»»

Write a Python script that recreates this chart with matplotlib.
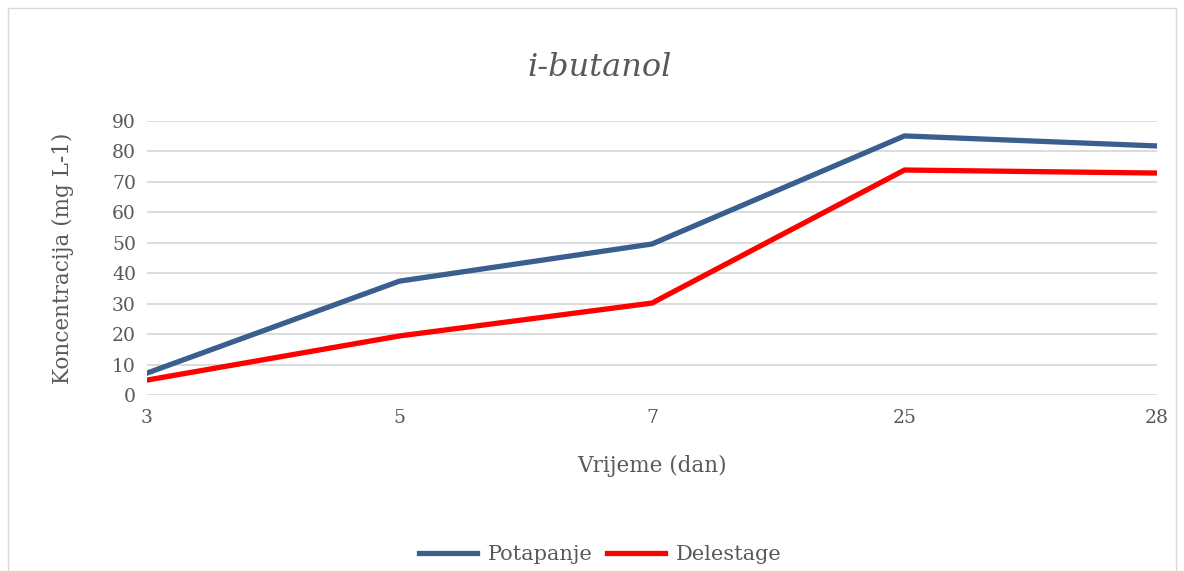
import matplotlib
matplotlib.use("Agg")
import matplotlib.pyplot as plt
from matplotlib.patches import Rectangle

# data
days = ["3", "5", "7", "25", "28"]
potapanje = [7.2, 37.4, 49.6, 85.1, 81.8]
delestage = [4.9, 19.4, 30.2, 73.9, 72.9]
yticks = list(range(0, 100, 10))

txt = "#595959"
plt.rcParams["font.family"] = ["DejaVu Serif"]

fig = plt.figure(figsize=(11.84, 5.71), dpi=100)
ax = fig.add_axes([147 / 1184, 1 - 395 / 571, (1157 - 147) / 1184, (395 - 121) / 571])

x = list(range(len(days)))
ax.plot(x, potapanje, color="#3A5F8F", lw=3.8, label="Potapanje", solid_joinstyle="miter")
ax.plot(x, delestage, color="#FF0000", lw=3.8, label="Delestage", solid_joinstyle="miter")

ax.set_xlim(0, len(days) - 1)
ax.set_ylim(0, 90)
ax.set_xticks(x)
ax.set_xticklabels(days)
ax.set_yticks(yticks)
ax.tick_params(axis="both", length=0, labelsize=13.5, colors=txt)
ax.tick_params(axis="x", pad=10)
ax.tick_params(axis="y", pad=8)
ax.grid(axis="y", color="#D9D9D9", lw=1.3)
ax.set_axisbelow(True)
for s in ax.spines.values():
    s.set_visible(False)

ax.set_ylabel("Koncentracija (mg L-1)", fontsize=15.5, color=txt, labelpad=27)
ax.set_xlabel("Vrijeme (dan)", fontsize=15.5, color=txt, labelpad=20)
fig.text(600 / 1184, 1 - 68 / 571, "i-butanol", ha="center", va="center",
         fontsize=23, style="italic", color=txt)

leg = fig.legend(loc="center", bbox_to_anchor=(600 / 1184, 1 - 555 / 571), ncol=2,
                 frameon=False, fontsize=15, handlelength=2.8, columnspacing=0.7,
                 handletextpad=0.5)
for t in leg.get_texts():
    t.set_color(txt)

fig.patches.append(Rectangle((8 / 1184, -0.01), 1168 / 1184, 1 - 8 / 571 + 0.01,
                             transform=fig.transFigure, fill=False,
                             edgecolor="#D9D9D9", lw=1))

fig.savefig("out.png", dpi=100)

««

What you will do
Reproduce exactly the run of lines that opens the listing and closes with the line holding "from matplotlib.patches import Rectangle". Pictures are excluded.

Solution to this task
Write a Python script that recreates this chart with matplotlib.
import matplotlib
matplotlib.use("Agg")
import matplotlib.pyplot as plt
from matplotlib.patches import Rectangle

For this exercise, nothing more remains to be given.